AN IPSWICH woman who has suffered 15 years of torment being stalked by her former partner today heard prime minister Tony Blair say a change in the law should help deal with her tormentor.

AN IPSWICH woman who has suffered 15 years of torment being stalked by her former partner today heard prime minister Tony Blair say a change in the law should help deal with her tormentor.

Mr Blair told Ipswich MP Chris Mole that the new Criminal Justice Bill should allow jurors to hear about the previous convictions of the stalker who has made Lisa Ellinor's life misery.

Miss Ellinor, who was mentally abused during a two-year relationship, wrote to Chris Mole after her former partner was acquitted of breaching his restraining order.

Frustrated and afraid, the 34-year-old appealed to her MP to lobby for a change in the law for court cases involving stalking, so a jury could hear the full story relating to the defendant's past crimes.

Previously her ex-boyfriend had been jailed for 18 months for breaching the order preventing him from contacting her, after a catalogue of abuse over 15 years.

She said today: "It was unfair that his arrest was for the same crime but the history is not allowed to be brought up until he is found guilty or not guilty. Nobody knows the 15 years' history before that."

Following her stalker's acquittal at Norwich Crown Court last month, Miss Ellinor feels she is the one who is serving a sentence.

She said: "When he is in prison, I am free. When he is out I am in prison. You are constantly on edge."

Miss Ellinor said she hoped Mr Mole's lobbying would strike a chord with others, leading to a groundswell of opinion which would end with a change in the law.

She said: "Chris Mole was saying that in specific cases like this, you need to bring up what has gone on in the past to have a fair trial."

For the six months between her former partner's latest arrest in April and his trial in September, Miss Ellinor said she lived her life without worry because her ex was in custody.

However she is critical of a system which allows the victim only six months to move where they can't be found.

She said: "Six months is a nonsense. It is not enough time for me to sell my house and set up somewhere else. The last thing I said in my letter was 'How do you expect me to live my life'?"

Mr Mole brought up Miss Ellinor's case at prime minister's questions in the House of Commons yesterday.

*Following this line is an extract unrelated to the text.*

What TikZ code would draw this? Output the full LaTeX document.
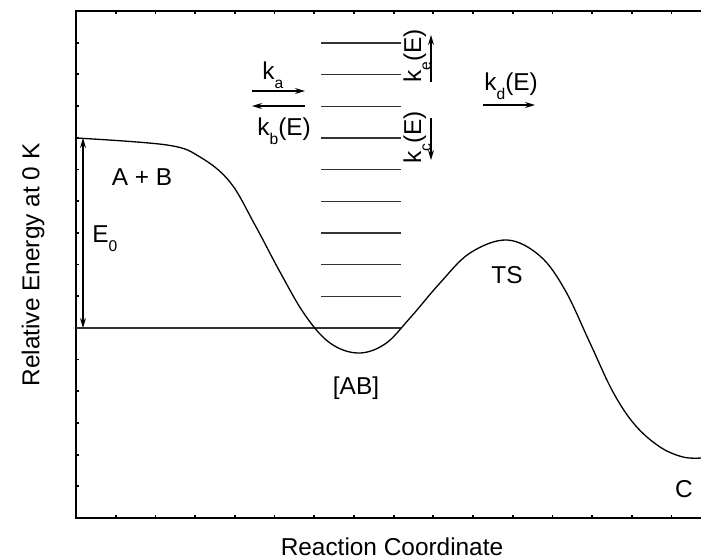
\documentclass[tikz,border=0pt]{standalone}
\usepackage{fontspec}
\setmainfont{Liberation Sans}
\usetikzlibrary{arrows.meta}
\newcommand{\lowsub}[1]{\raisebox{-0.4em}{\fontsize{7.8}{8}\selectfont #1}}

\begin{document}
\begin{tikzpicture}[x=0.5pt,y=-0.5pt,
 lbl/.style={inner sep=0pt,font=\fontsize{12.2}{14}\selectfont},
 axis/.style={line width=0.9pt},
 lvl/.style={line width=0.55pt,black!80},
 arr/.style={-{Stealth[length=5pt,width=3pt]},line width=0.6pt},
 dblarr/.style={{Stealth[length=5pt,width=3pt]}-{Stealth[length=5pt,width=3pt]},line width=0.6pt}]
\useasboundingbox (0,0) rectangle (701,558);
% frame and ticks
\draw[axis] (701,11) -- (76,11) -- (76,518) -- (701,518);
\foreach \k in {1,...,15} {
  \draw[axis] (76,518-31.69*\k) -- ++(3,0);
  \draw[axis] (76+39.7*\k,11) -- ++(0,3);
  \draw[axis] (76+39.7*\k,518) -- ++(0,-3);
}
% vibrational levels of the complex
\draw[lvl] (76,328) -- (401,328);
\foreach \k in {0,...,8}
  \draw[lvl] (321,43+31.67*\k) -- (401,43+31.67*\k);
% energy profile
\draw[line width=0.65pt] plot[smooth,tension=0.6] coordinates {
  (76,138) (167,145) (200,157) (230,182) (255,225) (280,272) (305,315)
  (330,343) (358,353) (385,344) (410,318) (440,283) (470,253) (507,240)
  (540,256) (565,290) (590,343) (613,392) (635,425) (660,447) (683,457)
  (701,458)};
% labels
\node[lbl,anchor=base] (reac) at (142,185) {A + B};
\node[lbl,anchor=base west] (ezero) at (92,242) {E\lowsub{0}};
\node[lbl,anchor=base] (cplx) at (356,394) {[AB]};
\node[lbl,anchor=base] (ts) at (507,283) {TS};
\node[lbl,anchor=base] (prod) at (684,497) {C};
\node[lbl,anchor=base west] (ka) at (262,79) {k\lowsub{a}};
\node[lbl,anchor=base west] (kb) at (257,135) {k\lowsub{b}(E)};
\node[lbl,anchor=base west] (kd) at (484,90) {k\lowsub{d}(E)};
\node[lbl,anchor=base west,rotate=90] (ke) at (421,83) {k\lowsub{e}(E)};
\node[lbl,anchor=base west,rotate=90] (kc) at (421,164) {k\lowsub{c}(E)};
\node[lbl,rotate=90] (ylab) at (33,265) {Relative Energy at 0 K};
\node[lbl,anchor=base] (xlab) at (392,555) {Reaction Coordinate};
% rate arrows
\coordinate (eTop) at (83,138); \coordinate (eBot) at (83,328);
\draw[dblarr] (eBot) -- (eTop);
\coordinate (kaL) at (252,91); \coordinate (kaR) at (305,91);
\draw[arr] (kaL) -- (kaR);
\coordinate (kbR) at (305,106); \coordinate (kbL) at (252,106);
\draw[arr] (kbR) -- (kbL);
\coordinate (kdL) at (483,105); \coordinate (kdR) at (535,105);
\draw[arr] (kdL) -- (kdR);
\coordinate (keB) at (431,82); \coordinate (keT) at (431,35);
\draw[arr] (keB) -- (keT);
\coordinate (kcT) at (431,118); \coordinate (kcB) at (431,160);
\draw[arr] (kcT) -- (kcB);
\end{tikzpicture}
\end{document}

He asked: "Can he tell me what comfort it will offer to my constituent, Lisa Ellinor, who has been continuously stalked for the last 15 years by the same man?

"She feels that jurors should be given more information about his previous convictions in order properly to protect her from his threatening and unwanted attentions, which make her life a living hell."

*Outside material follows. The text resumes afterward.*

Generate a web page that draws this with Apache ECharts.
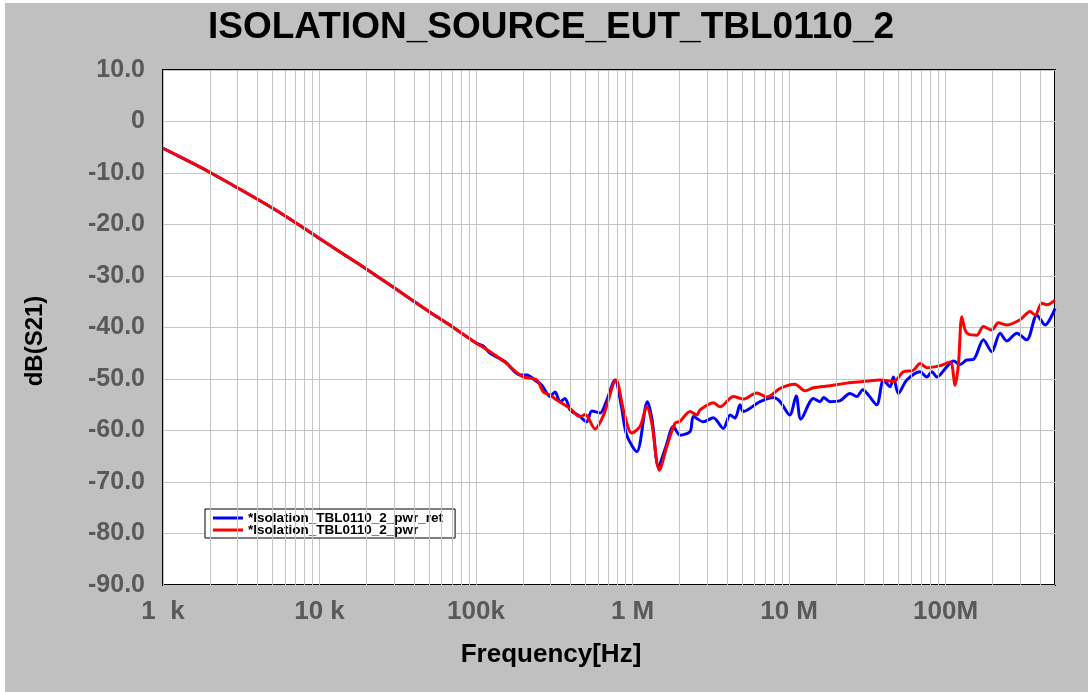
<!DOCTYPE html>
<html><head><meta charset="utf-8">
<script src="https://cdn.jsdelivr.net/npm/echarts@6/dist/echarts.min.js"></script>
<style>html,body{margin:0;padding:0;background:#fff;overflow:hidden;} #c{position:absolute;left:5px;top:3px;width:1083px;height:689px;}</style>
</head><body><div id="c"></div>
<script>
// ---- data ----
const chartTitle = 'ISOLATION_SOURCE_EUT_TBL0110_2';
const xAxisTitle = 'Frequency[Hz]';
const yAxisTitle = 'dB(S21)';
const seriesNames = ['*Isolation_TBL0110_2_pwr_ret', '*Isolation_TBL0110_2_pwr'];
const xTickLabels = { 3: '1  k', 4: '10 k', 5: '100k', 6: '1 M', 7: '10 M', 8: '100M' };
const yMin = -90, yMax = 10, yStep = 10;
const xMin = 1e3, xMax = 5e8;

// series "pwr_ret" (blue)
const retFreq = [1000,1500,2000,3000,5000,7000,10000,15000,20000,30000,50000,70000,
  100000,111000,123000,153000,191000,211000,244000,263000,297000,320000,344000,370000,399000,430000,462000,510000,549000,620000,677000,773000,845000,918000,
  1064000,1244000,1334000,1463000,1638000,1823000,2010000,2330000,2450000,2830000,3280000,3800000,4200000,4520000,4860000,5100000,6530000,7940000,8770000,
  10100000,11100000,11900000,14300000,15800000,16600000,18300000,21200000,24500000,27100000,29600000,32100000,36300000,40100000,44200000,46400000,49900000,56500000,68700000,75800000,81700000,87900000,
  101900000,112300000,123800000,136500000,150600000,174300000,197200000,223000000,245900000,285000000,330000000,383000000,432000000,500000000];
const retDb = [-5.2,-7.9,-9.9,-12.9,-16.8,-19.6,-22.7,-26.2,-28.7,-32.3,-36.9,-39.8,
  -43.0,-43.6,-45.0,-46.6,-49.2,-49.2,-50.5,-51.2,-53.4,-52.5,-54.4,-53.8,-56.0,-56.7,-57.3,-58.3,-56.2,-56.6,-54.5,-50.2,-55.0,-60.9,
  -64.1,-54.4,-58.0,-67.0,-63.0,-59.2,-60.9,-60.2,-57.3,-58.3,-57.5,-59.6,-57.0,-57.6,-55.0,-56.3,-54.4,-53.6,-54.4,
  -57.0,-53.3,-57.8,-53.8,-54.4,-53.6,-54.4,-54.2,-52.8,-53.4,-52.1,-53.1,-55.0,-50.2,-51.5,-49.6,-52.8,-50.2,-48.6,-49.6,-48.6,-49.6,
  -47.6,-46.5,-47.2,-46.3,-46.2,-42.4,-44.7,-41.1,-42.6,-41.1,-42.4,-37.6,-39.5,-36.3];

// series "pwr" (red)
const pwrFreq = [1000,1500,2000,3000,5000,7000,10000,15000,20000,30000,50000,70000,
  100000,123000,157000,180000,200000,244000,269000,297000,328000,399000,462000,498000,576000,651000,785000,874000,989000,
  1117000,1233000,1327000,1484000,1660000,1869000,2010000,2330000,2570000,2700000,3280000,3620000,4410000,5100000,6220000,7210000,8770000,
  10900000,12700000,14300000,18300000,23400000,29900000,38200000,46400000,53700000,62200000,68700000,75800000,92200000,
  106900000,115000000,120900000,126900000,133300000,139900000,158200000,174300000,197200000,217400000,245900000,299200000,346600000,373200000,411900000,443700000,500000000];
const pwrDb = [-5.2,-7.9,-9.9,-12.9,-16.8,-19.6,-22.7,-26.2,-28.7,-32.3,-36.9,-39.8,
  -43.0,-44.7,-47.0,-48.6,-49.6,-50.2,-52.5,-53.1,-54.1,-55.7,-57.3,-56.9,-59.7,-57.1,-50.2,-56.0,-60.5,
  -59.2,-55.4,-58.6,-67.7,-63.0,-58.6,-58.2,-56.3,-57.0,-56.0,-54.6,-55.4,-53.4,-53.9,-52.7,-53.5,-51.8,
  -51.0,-52.3,-51.7,-51.3,-50.8,-50.5,-50.2,-50.5,-48.6,-48.3,-47.0,-47.8,-47.4,
  -46.7,-51.2,-47.0,-37.9,-40.5,-41.3,-41.5,-39.8,-40.5,-39.1,-39.5,-38.5,-36.9,-37.6,-35.3,-35.6,-34.7];

// ---- chart ----
const FONT = "'Liberation Sans', Arial, sans-serif";
const minorGrid = [];
for (let e = 3; e <= 8; e++) for (let m = 2; m <= 9; m++) { const f = m * Math.pow(10, e); if (f < xMax) minorGrid.push({ xAxis: f }); }
const zip = (a, b) => a.map((v, i) => [v, b[i]]);
const gridColor = '#c4c4c4';

const chart = echarts.init(document.getElementById('c'), null, { renderer: 'canvas' });
chart.setOption({
  animation: false,
  backgroundColor: '#c0c0c0',
  grid: { left: 158, top: 67, right: 33, bottom: 107, show: true, backgroundColor: '#fff', borderColor: '#000', borderWidth: 2, containLabel: false },
  xAxis: {
    type: 'log', logBase: 10, min: xMin, max: xMax,
    axisLine: { show: false }, axisTick: { show: false },
    splitLine: { show: true, lineStyle: { color: gridColor, width: 1 } },
    axisLabel: {
      margin: 14, color: '#595959', fontWeight: 'bold', fontSize: 26, fontFamily: FONT,
      formatter: v => { const e = Math.log10(v); const r = Math.round(e); return Math.abs(e - r) < 1e-6 && xTickLabels[r] ? xTickLabels[r] : ''; }
    }
  },
  yAxis: {
    type: 'value', min: yMin, max: yMax, interval: yStep,
    axisLine: { show: false }, axisTick: { show: false },
    splitLine: { show: true, lineStyle: { color: gridColor, width: 1 } },
    axisLabel: { margin: 18, color: '#595959', fontWeight: 'bold', fontSize: 25, fontFamily: FONT,
      formatter: v => v === 0 ? '0' : v.toFixed(1) }
  },
  legend: {
    data: [{ name: seriesNames[0], icon: 'rect' }, { name: seriesNames[1], icon: 'rect' }],
    orient: 'vertical', left: 200, top: 506, itemGap: -2, itemWidth: 30, itemHeight: 3,
    padding: [2, 12, 1, 8], backgroundColor: '#fff', borderColor: '#000', borderWidth: 1, borderRadius: 0,
    selectedMode: false,
    textStyle: { color: '#000', fontWeight: 'bold', fontSize: 13.5, fontFamily: FONT, lineHeight: 12 }
  },
  graphic: [
    { type: 'text', x: 546, y: 25, style: { text: chartTitle, font: "bold 37px " + FONT, fill: '#000', align: 'center', verticalAlign: 'middle' } },
    { type: 'text', x: 546, y: 652, style: { text: xAxisTitle, font: "bold 26px " + FONT, fill: '#000', align: 'center', verticalAlign: 'middle' } },
    { type: 'text', x: 30, y: 338, rotation: Math.PI / 2, style: { text: yAxisTitle, font: "bold 24px " + FONT, fill: '#000', align: 'center', verticalAlign: 'middle' } }
  ],
  series: [
    { name: '_grid', type: 'line', data: [], z: 1, silent: true,
      markLine: { silent: true, symbol: ['none', 'none'], animation: false, label: { show: false },
        lineStyle: { color: gridColor, width: 1, type: 'solid' }, emphasis: { disabled: true }, data: minorGrid } },
    { name: seriesNames[0], type: 'line', data: zip(retFreq, retDb), showSymbol: false, symbol: 'none', color: '#0000ff', smooth: 0.3,
      lineStyle: { width: 3, color: '#0000ff' }, z: 3 },
    { name: seriesNames[1], type: 'line', data: zip(pwrFreq, pwrDb), showSymbol: false, symbol: 'none', color: '#ff0000', smooth: 0.3,
      lineStyle: { width: 3, color: '#ff0000' }, z: 4 }
  ]
});
</script></body></html>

Mr Blair said the new bill should enable jurors to be told about previous convictions in cases like that – but said the Conservatives were opposing the change.

"The fact is that they are opposing measures in the Criminal Justice Bill right now, while telling the public that they want firm action against crime.

"The very things that provide firm action against crime they oppose.

"I really think that before the Conservatives start giving us lectures on law and order, they should get their own policy sorted out."

Mr Mole was today delighted to get the prime minister's backing for Miss Ellinor's case.

"This is the kind of situation where it is vital that the jury should know about previous convictions.

"I have been dealing with Miss Ellinor's case since the end of last year, and it is very harrowing to hear what she has been put through," he said.